## Begin DATA SUPPLIED
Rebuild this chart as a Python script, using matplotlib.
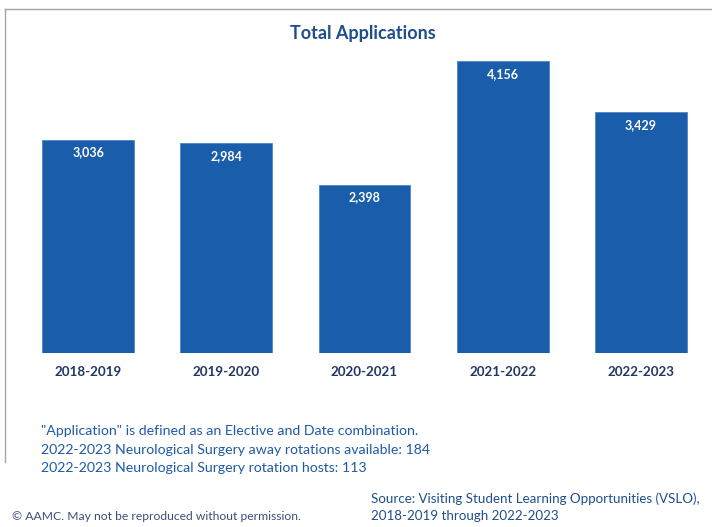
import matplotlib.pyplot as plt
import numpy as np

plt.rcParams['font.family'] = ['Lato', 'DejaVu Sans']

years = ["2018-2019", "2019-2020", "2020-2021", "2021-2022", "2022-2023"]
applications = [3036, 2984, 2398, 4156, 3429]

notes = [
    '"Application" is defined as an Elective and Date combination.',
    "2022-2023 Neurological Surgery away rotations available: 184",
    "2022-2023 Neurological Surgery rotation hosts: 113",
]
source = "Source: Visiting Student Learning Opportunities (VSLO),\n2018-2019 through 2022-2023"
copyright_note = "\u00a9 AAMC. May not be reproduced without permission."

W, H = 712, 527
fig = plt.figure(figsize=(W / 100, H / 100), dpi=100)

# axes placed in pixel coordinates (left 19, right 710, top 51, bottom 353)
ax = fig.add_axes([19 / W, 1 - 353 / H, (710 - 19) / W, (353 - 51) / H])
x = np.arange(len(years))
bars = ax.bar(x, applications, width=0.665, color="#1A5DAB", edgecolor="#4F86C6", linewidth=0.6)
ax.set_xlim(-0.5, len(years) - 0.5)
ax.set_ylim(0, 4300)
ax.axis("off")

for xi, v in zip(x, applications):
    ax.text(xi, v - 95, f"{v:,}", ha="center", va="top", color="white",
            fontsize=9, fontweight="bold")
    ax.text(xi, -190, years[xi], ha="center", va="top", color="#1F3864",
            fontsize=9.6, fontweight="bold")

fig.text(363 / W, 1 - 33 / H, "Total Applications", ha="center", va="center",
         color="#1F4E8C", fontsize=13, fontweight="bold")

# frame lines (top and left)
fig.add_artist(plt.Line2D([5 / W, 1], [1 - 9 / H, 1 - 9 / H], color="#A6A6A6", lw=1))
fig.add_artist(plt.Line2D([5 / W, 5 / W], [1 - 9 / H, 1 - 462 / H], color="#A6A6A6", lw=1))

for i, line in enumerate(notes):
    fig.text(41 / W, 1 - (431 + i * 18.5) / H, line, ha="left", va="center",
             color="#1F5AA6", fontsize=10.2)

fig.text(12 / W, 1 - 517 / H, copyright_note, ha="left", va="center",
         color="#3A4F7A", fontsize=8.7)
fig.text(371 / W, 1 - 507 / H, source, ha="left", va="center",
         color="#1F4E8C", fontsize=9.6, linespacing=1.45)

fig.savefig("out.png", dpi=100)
## End DATA SUPPLIED
## Begin DATA SUPPLIED
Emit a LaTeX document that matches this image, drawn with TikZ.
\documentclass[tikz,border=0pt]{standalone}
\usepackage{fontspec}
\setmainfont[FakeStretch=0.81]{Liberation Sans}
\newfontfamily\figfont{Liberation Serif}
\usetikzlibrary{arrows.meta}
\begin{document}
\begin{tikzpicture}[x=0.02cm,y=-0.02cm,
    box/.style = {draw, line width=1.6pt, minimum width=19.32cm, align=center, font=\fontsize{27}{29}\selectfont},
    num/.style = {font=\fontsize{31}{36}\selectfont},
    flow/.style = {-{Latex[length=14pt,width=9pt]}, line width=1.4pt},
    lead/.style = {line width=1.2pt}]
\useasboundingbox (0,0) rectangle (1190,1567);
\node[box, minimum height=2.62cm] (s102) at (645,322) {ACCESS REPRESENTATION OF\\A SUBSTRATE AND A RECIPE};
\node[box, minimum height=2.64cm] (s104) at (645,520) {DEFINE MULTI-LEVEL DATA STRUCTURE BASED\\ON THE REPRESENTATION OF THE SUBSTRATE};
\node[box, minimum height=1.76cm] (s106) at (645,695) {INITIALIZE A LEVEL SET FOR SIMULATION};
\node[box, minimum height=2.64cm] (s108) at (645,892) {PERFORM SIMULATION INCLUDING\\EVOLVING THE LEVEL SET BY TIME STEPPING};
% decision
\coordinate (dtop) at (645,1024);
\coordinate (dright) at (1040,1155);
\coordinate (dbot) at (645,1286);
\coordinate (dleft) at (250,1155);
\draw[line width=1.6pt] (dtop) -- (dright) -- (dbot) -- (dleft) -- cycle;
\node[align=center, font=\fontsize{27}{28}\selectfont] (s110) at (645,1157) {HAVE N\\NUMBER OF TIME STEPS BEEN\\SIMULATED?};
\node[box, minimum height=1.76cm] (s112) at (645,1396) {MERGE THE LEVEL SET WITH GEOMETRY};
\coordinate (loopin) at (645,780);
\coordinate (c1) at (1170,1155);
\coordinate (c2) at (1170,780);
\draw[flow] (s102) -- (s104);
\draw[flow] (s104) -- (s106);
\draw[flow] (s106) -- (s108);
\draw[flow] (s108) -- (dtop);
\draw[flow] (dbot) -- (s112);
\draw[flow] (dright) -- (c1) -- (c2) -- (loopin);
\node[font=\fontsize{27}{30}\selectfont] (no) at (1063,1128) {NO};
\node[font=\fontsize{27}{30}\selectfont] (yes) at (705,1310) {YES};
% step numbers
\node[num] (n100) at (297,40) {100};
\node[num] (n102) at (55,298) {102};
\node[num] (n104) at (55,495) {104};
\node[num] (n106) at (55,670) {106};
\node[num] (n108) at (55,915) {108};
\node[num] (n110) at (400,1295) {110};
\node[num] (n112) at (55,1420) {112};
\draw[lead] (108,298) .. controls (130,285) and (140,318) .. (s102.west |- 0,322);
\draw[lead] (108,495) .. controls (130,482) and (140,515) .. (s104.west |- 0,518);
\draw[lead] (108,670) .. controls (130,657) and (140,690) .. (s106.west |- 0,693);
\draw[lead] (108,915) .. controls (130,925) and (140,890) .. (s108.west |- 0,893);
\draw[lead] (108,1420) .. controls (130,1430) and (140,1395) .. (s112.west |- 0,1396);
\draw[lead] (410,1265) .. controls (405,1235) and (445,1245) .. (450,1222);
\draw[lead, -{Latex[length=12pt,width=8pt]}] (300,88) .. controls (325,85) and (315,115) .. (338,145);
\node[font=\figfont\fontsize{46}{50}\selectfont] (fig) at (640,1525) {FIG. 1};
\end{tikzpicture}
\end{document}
## End DATA SUPPLIED
### WRITTEN REQUEST
Word for word, repeat the lines above from the one with "Rebuild this chart" through the one with "applications = [3036, 2984, 2398, 4156, 3429]", and nothing beyond them. Omit the pictures.

### FINISHED TASK
Rebuild this chart as a Python script, using matplotlib.
import matplotlib.pyplot as plt
import numpy as np

plt.rcParams['font.family'] = ['Lato', 'DejaVu Sans']

years = ["2018-2019", "2019-2020", "2020-2021", "2021-2022", "2022-2023"]
applications = [3036, 2984, 2398, 4156, 3429]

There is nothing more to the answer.